Big Data is the future. This is the assertion that many champions of Big Data make, but… is it true? The truth is that the figures undeniably point to this new technological trend gaining prominence. Indeed, study estimates indicate thatbetween 2016 and 2020, the amount of Open Data will increase by 36.9 per cent, which, in economic terms, will be worth 75.7 million euros by 2020. In addition, according to the report, Big & Open Data in Europe: A growth engine or a missed opportunity“, Big Data will lead to an increase of 1.9% in GDP in the eurozone, on this very date, and will generate 4.4 million jobs in 2015.
Data, data, data… that is what Big Data is all about. The processing and analysis of large amounts of data can have significant benefits for our society. The challenge facing us now is to learn how to manage and interpret them effectively. To this end, the European Commission has taken the first step by creating the European Data Portal. This is a new Pan-European open data infrastructure, which was launched during the European Data Forum in Luxembourg, and which provides access to the data published by all the authorities in the countries that make up the European Union, and some neighbouring countries.

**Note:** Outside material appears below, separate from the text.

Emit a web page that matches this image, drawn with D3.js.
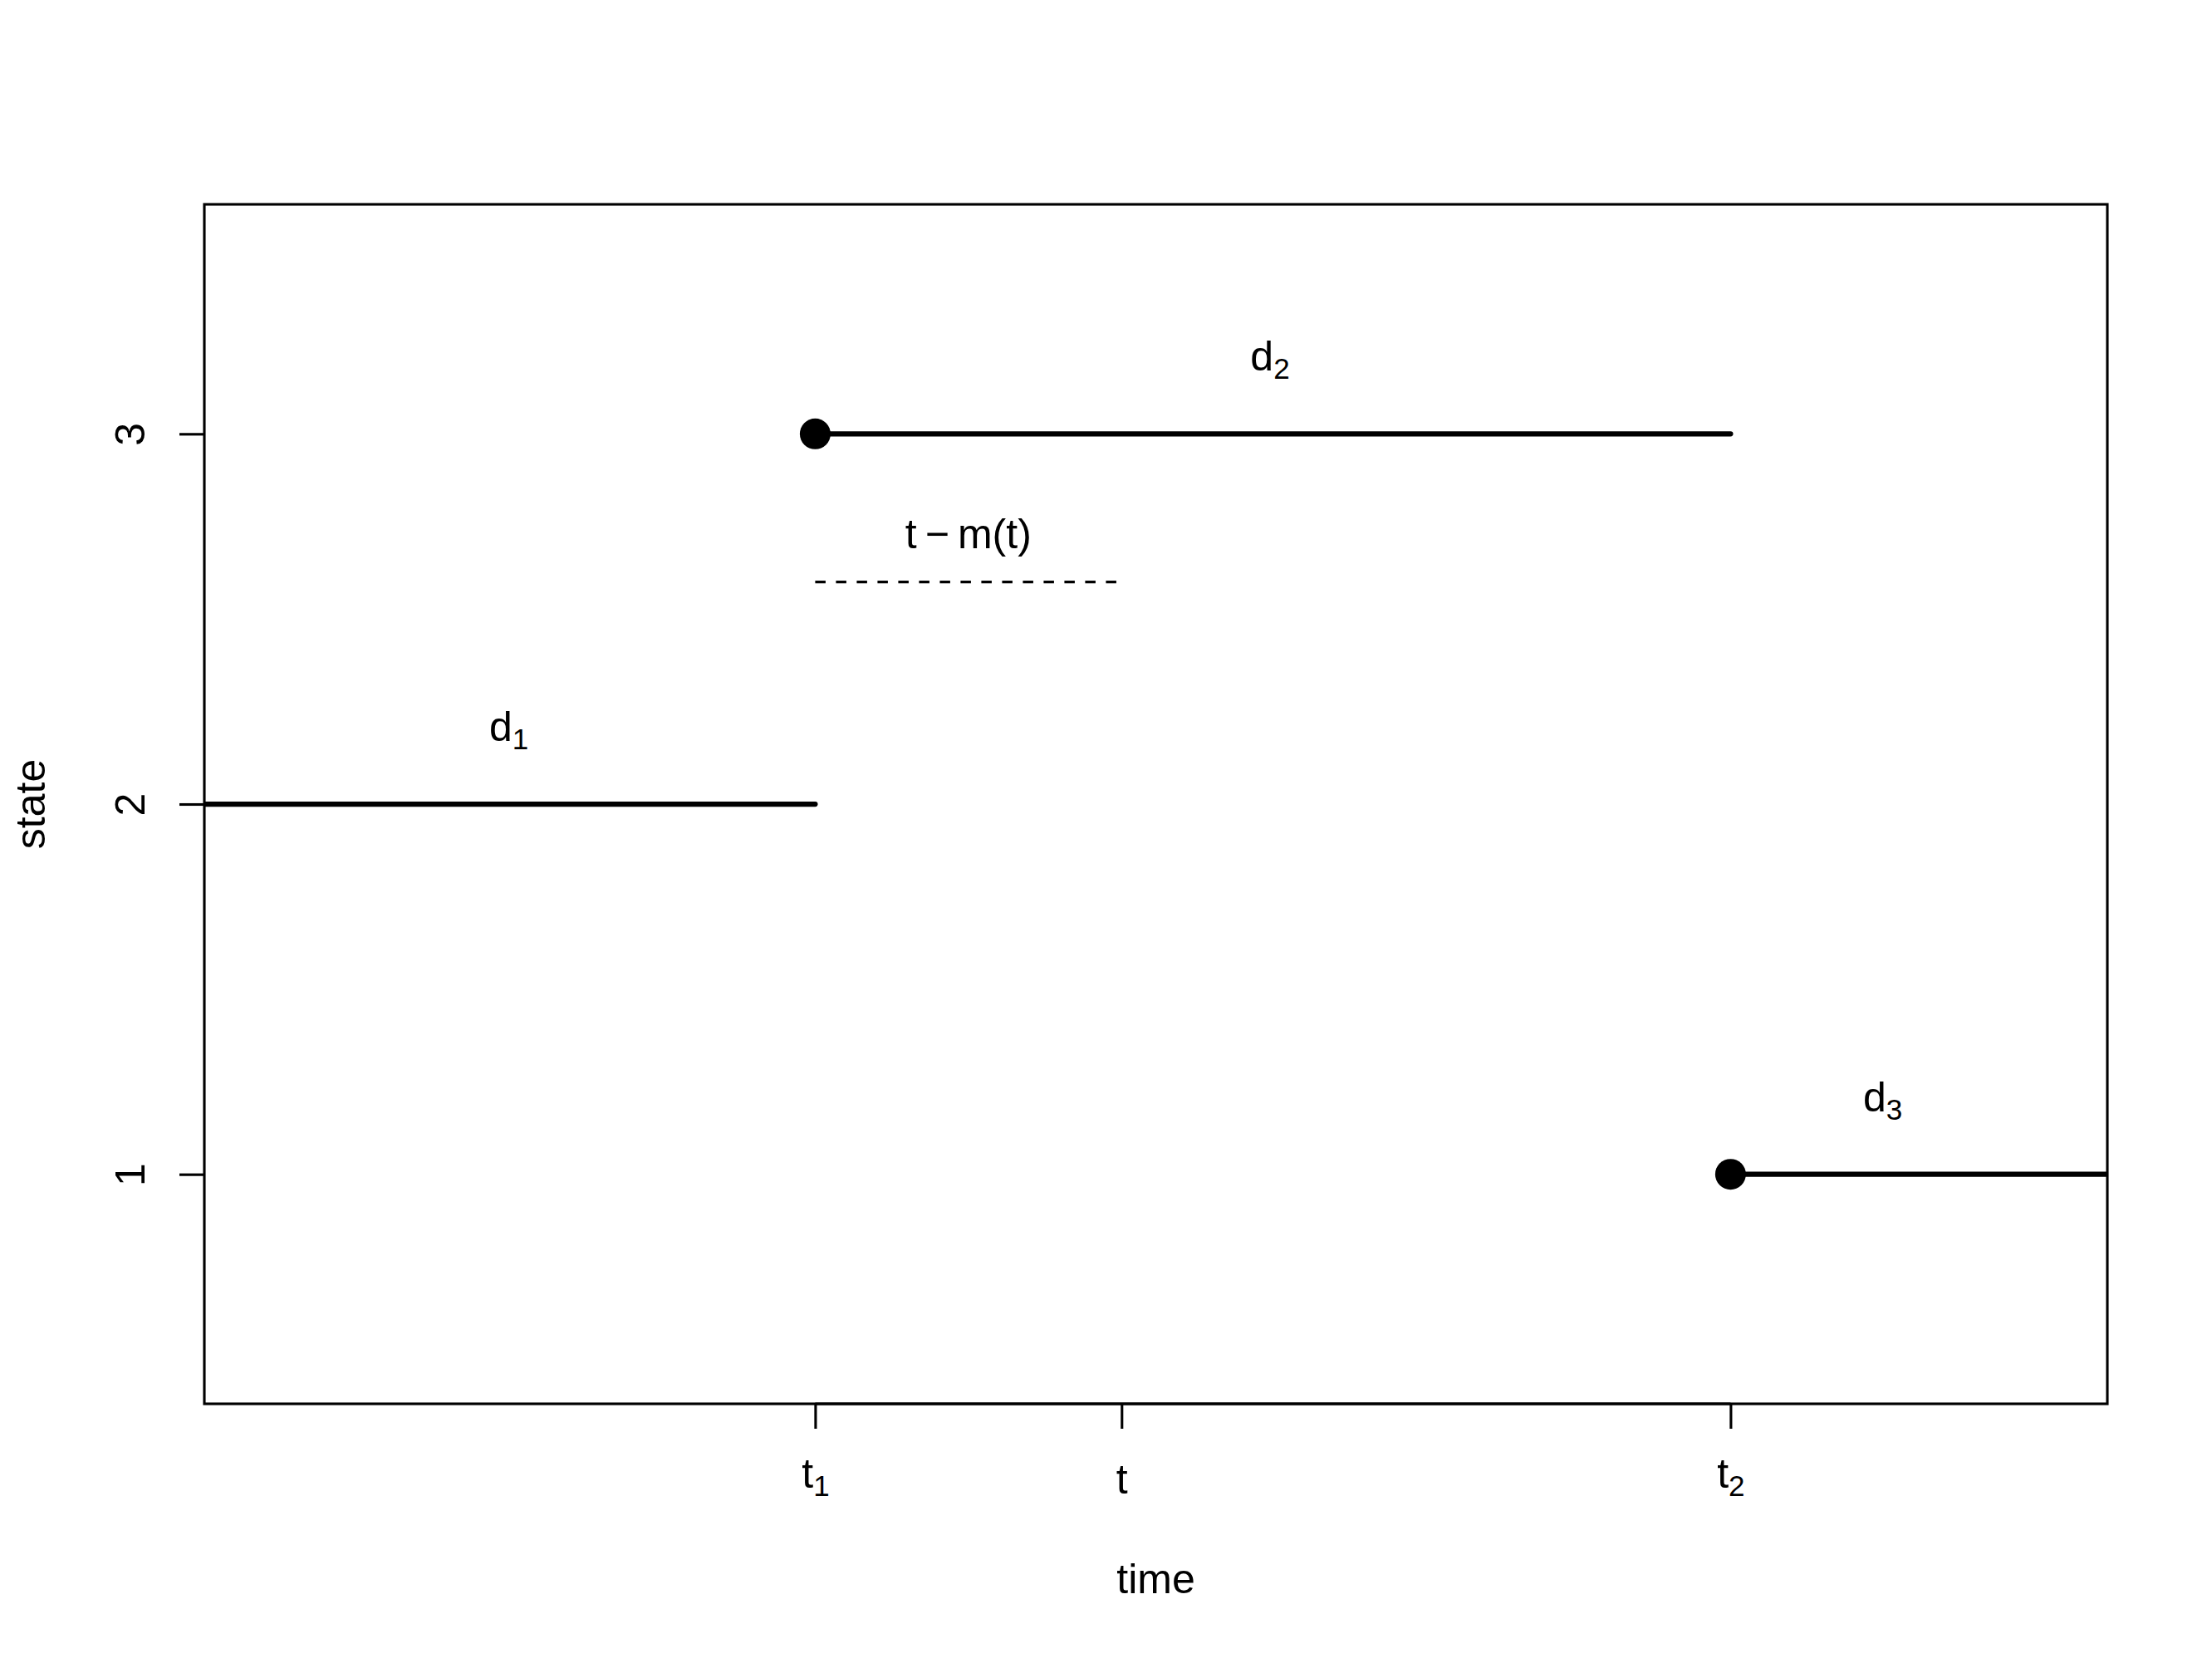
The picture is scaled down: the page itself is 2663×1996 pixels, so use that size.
<!DOCTYPE html>
<html>
<head>
<meta charset="utf-8">
<script src="https://cdn.jsdelivr.net/npm/d3@7"></script>
<style>
  body { margin: 0; background: #fff; }
  text { font-family: "Liberation Sans", Arial, Helvetica, sans-serif; fill: #000; }
</style>
</head>
<body>
<svg width="2663" height="1996"></svg>
<script>
// state sequence: each spell runs from start to end at a given state
var spellStart = [0, 3.21, 8.02];
var spellEnd = [3.21, 8.02, 10];
var spellState = [2, 3, 1];

// transitions marked with a dot
var jumpTime = [3.21, 8.02];
var jumpState = [3, 1];

// duration labels d1, d2, d3
var durSub = ["1", "2", "3"];
var durX = [1.6, 5.6, 8.82];
var durY = [2.2, 3.2, 1.2];

// backward recurrence time t - m(t)
var gapFrom = 3.21, gapTo = 4.82, gapY = 2.6, gapLabelY = 2.72;

// axis ticks
var xTicks = [3.21, 4.82, 8.02];
var xTickSub = ["1", "", "2"];
var yTicks = [1, 2, 3];

var svg = d3.select("svg");
var W = +svg.attr("width"), H = +svg.attr("height");
var line = 60;   // one margin line, px
var margin = {top: 4.1 * line, right: 2.1 * line, bottom: 5.1 * line, left: 4.1 * line};
var lwd = 3.125;

var x = d3.scaleLinear()
    .domain([0, 10])
    .range([margin.left, W - margin.right]);

var y = d3.scaleLinear()
    .domain([0.38, 3.62])
    .range([H - margin.bottom, margin.top]);

svg.append("defs").append("clipPath")
    .attr("id", "plotclip")
  .append("rect")
    .attr("x", x.range()[0])
    .attr("y", y.range()[1])
    .attr("width", x.range()[1] - x.range()[0])
    .attr("height", y.range()[0] - y.range()[1]);

var plot = svg.append("g").attr("clip-path", "url(#plotclip)");

// spells
plot.selectAll(".spell")
    .data(spellState)
    .enter().append("line")
    .attr("class", "spell")
    .attr("x1", function(d, i) { return x(spellStart[i]); })
    .attr("x2", function(d, i) { return x(spellEnd[i]); })
    .attr("y1", function(d) { return y(d); })
    .attr("y2", function(d) { return y(d); })
    .attr("stroke", "#000")
    .attr("stroke-width", 2 * lwd)
    .attr("stroke-linecap", "round");

plot.selectAll(".jump")
    .data(jumpTime)
    .enter().append("circle")
    .attr("class", "jump")
    .attr("cx", function(d) { return x(d); })
    .attr("cy", function(d, i) { return y(jumpState[i]); })
    .attr("r", 18.5)
    .attr("fill", "#000");

// dashed gap
plot.append("line")
    .attr("x1", x(gapFrom))
    .attr("x2", x(gapTo))
    .attr("y1", y(gapY))
    .attr("y2", y(gapY))
    .attr("stroke", "#000")
    .attr("stroke-width", lwd)
    .attr("stroke-dasharray", "12.5,12.5");

var gl = svg.append("text")
    .attr("x", x((gapFrom + gapTo) / 2))
    .attr("y", y(gapLabelY) + 13)
    .attr("text-anchor", "middle")
    .style("font-size", "50px");
gl.append("tspan").text("t\u2009\u2212\u2009m(t)");

// duration labels
durSub.forEach(function(s, i) {
    var t = svg.append("text")
        .attr("x", x(durX[i]))
        .attr("y", y(durY[i]) + 13)
        .attr("text-anchor", "middle")
        .style("font-size", "50px");
    t.append("tspan").text("d");
    t.append("tspan").attr("dy", 10).style("font-size", "35px").text(s);
});

// box
svg.append("rect")
    .attr("x", x.range()[0])
    .attr("y", y.range()[1])
    .attr("width", x.range()[1] - x.range()[0])
    .attr("height", y.range()[0] - y.range()[1])
    .attr("fill", "none")
    .attr("stroke", "#000")
    .attr("stroke-width", lwd);

// x axis
var gx = svg.append("g")
    .attr("transform", "translate(0," + y.range()[0] + ")")
    .call(d3.axisBottom(x).tickValues(xTicks).tickSize(30).tickFormat(""));
gx.select(".domain").remove();
gx.selectAll(".tick line").attr("stroke-width", lwd);
gx.append("line")
    .attr("x1", x(xTicks[0])).attr("x2", x(xTicks[xTicks.length - 1]))
    .attr("stroke", "#000").attr("stroke-width", lwd);
gx.selectAll(".tick").each(function(d, i) {
    var t = d3.select(this).append("text")
        .attr("y", xTickSub[i] ? 1.8 * line - 7 : 1.8 * line)
        .attr("text-anchor", "middle")
        .attr("fill", "#000")
        .style("font-size", "50px");
    t.append("tspan").text("t");
    if (xTickSub[i]) t.append("tspan").attr("dy", 10).style("font-size", "35px").text(xTickSub[i]);
});

// y axis
var gy = svg.append("g")
    .attr("transform", "translate(" + x.range()[0] + ",0)")
    .call(d3.axisLeft(y).tickValues(yTicks).tickSize(30).tickFormat(""));
gy.select(".domain").remove();
gy.selectAll(".tick line").attr("stroke-width", lwd);
gy.selectAll(".tick").append("text")
    .attr("transform", "translate(" + (-1.2 * line) + ",0) rotate(-90)")
    .attr("text-anchor", "middle")
    .attr("fill", "#000")
    .style("font-size", "50px")
    .text(function(d) { return d; });

// axis titles
svg.append("text")
    .attr("x", (x.range()[0] + x.range()[1]) / 2)
    .attr("y", y.range()[0] + 3.8 * line)
    .attr("text-anchor", "middle")
    .style("font-size", "50px")
    .text("time");

svg.append("text")
    .attr("transform", "translate(" + (x.range()[0] - 3.2 * line) + "," + (y.range()[0] + y.range()[1]) / 2 + ") rotate(-90)")
    .attr("text-anchor", "middle")
    .style("font-size", "50px")
    .text("state");
</script>
</body>
</html>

The project aims to provide an answer to one of the 10 major priorities within the framework of the Commission’s single digital market, that is to say, free access to information. Indeed, the first step with regard to Big Data is access to data. The European Data Portal currently has more than 240,000 sets of data from 34 European countries. This information is divided into 13 different categories covering different areas of society, all of which are in different languages.

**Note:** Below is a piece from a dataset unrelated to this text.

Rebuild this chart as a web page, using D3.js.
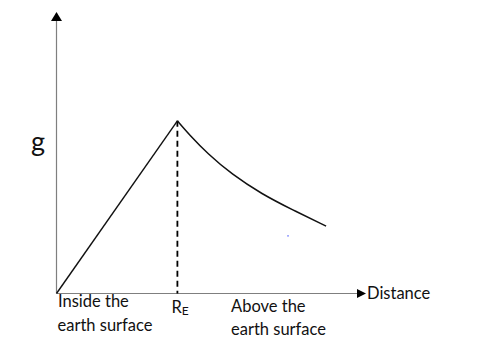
<!DOCTYPE html>
<html>
<head>
<meta charset="utf-8">
<script src="https://cdn.jsdelivr.net/npm/d3@7"></script>
<style>
  body { margin: 0; background: #fff; }
  text { font-family: Lato, "Open Sans", sans-serif; fill: #111; }
</style>
</head>
<body>
<div id="chart"></div>
<script>
// Distance in units of R_E, g in units of surface g
const insidePoints = [[0, 0], [1, 1]];
const abovePoints = [[1, 1], [1.1, 0.918], [1.25, 0.81], [1.45, 0.69], [1.7, 0.575], [1.95, 0.485], [2.23, 0.39]];
const surfaceX = 1;
const xMax = 2.56, yMax = 1.63;
const strayDot = [1.91, 0.337];

const width = 496, height = 348;
const svg = d3.select("#chart").append("svg")
    .attr("width", width).attr("height", height);

const x = d3.scaleLinear().domain([0, xMax]).range([56.5, 366]);
const y = d3.scaleLinear().domain([0, yMax]).range([293.5, 12]);

// Axes (plain lines with arrow heads)
svg.append("line")
    .attr("x1", x(0)).attr("x2", x(0))
    .attr("y1", y(0)).attr("y2", y(yMax) + 8)
    .attr("stroke", "#7f7f7f").attr("stroke-width", 1.2);
svg.append("path")
    .attr("d", `M${x(0)},${y(yMax)} L${x(0) - 5.5},${y(yMax) + 9} L${x(0) + 5.5},${y(yMax) + 9} Z`)
    .attr("fill", "#000");

svg.append("line")
    .attr("x1", x(0)).attr("x2", x(xMax) - 9)
    .attr("y1", y(0)).attr("y2", y(0))
    .attr("stroke", "#7f7f7f").attr("stroke-width", 1.2);
svg.append("path")
    .attr("d", `M${x(xMax)},${y(0)} L${x(xMax) - 9},${y(0) - 4.5} L${x(xMax) - 9},${y(0) + 4.5} Z`)
    .attr("fill", "#000");

// Dashed line at the surface
svg.append("line")
    .attr("x1", x(surfaceX)).attr("x2", x(surfaceX))
    .attr("y1", y(1)).attr("y2", y(0))
    .attr("stroke", "#000").attr("stroke-width", 1.8)
    .attr("stroke-dasharray", "6,4");

const line = d3.line().x(d => x(d[0])).y(d => y(d[1]));

svg.append("path")
    .attr("d", line(insidePoints))
    .attr("fill", "none").attr("stroke", "#111").attr("stroke-width", 1.4);

svg.append("path")
    .attr("d", line.curve(d3.curveBasis)(abovePoints))
    .attr("fill", "none").attr("stroke", "#111").attr("stroke-width", 1.5);

svg.append("rect")
    .attr("x", x(strayDot[0])).attr("y", y(strayDot[1]))
    .attr("width", 1.2).attr("height", 1.2).attr("fill", "#2a3cff");

// Labels
svg.append("text").attr("x", 31).attr("y", 151)
    .style("font-size", "27px").text("g");

svg.append("text").attr("x", x(0) + 1.5).attr("y", 307)
    .style("font-size", "16.5px").text("Inside the");
svg.append("text").attr("x", x(0) + 1).attr("y", 331)
    .style("font-size", "16.5px").text("earth surface");

const re = svg.append("text").attr("x", x(surfaceX) - 6).attr("y", 313)
    .style("font-size", "16.5px");
re.append("tspan").text("R");
re.append("tspan").attr("dy", 2).style("font-size", "12px").text("E");

svg.append("text").attr("x", 231).attr("y", 312)
    .style("font-size", "16.5px").text("Above the");
svg.append("text").attr("x", 231).attr("y", 335)
    .style("font-size", "16.5px").text("earth surface");

svg.append("text").attr("x", x(xMax) + 1).attr("y", 299)
    .style("font-size", "16.5px").text("Distance");
</script>
</body>
</html>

In an article published by the European Commission, Wendy Carrara, a consultant at Capgemini, points out that this portal will enable developers, businesses, journalists and interested users to access data from across Europe on various topics of interest, and says that, “in this way, the reuse of data will become easier, which, for example, will enable a developer in Bratislava to be in a better position to develop an application based on data published by Oslo City Council, with metadata annotations from Norway.”

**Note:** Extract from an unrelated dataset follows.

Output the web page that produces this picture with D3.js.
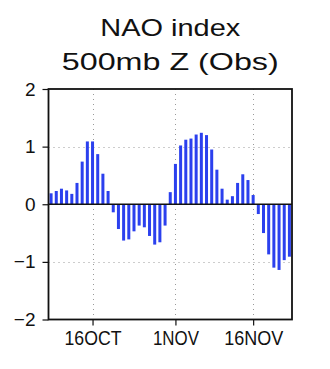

Public data is a very useful tool for what is known as Big Social Data. In other words, the use of data to improve people’s lives. How does this work in reality? It is not only Smart Cities, but also, agriculture, for instance, which can benefit from Big Data, for example, through the use of weather patterns to monitor the irrigation of crops, therefore, making them more productive.
At Telefónica, we have also focused on the use of data for social purposes. “Big Data for Social Good“ is a pioneering research department within Telefónica R&D, which seeks to make the world a better place, thanks to Big Data. For instance, cases such as the analysis in Mexico of the impact of the government’s measures to contain the outbreak of swine flu, or the prediction of areas with high crime from the patterns of the dynamics of the city, can improve people’s quality of life.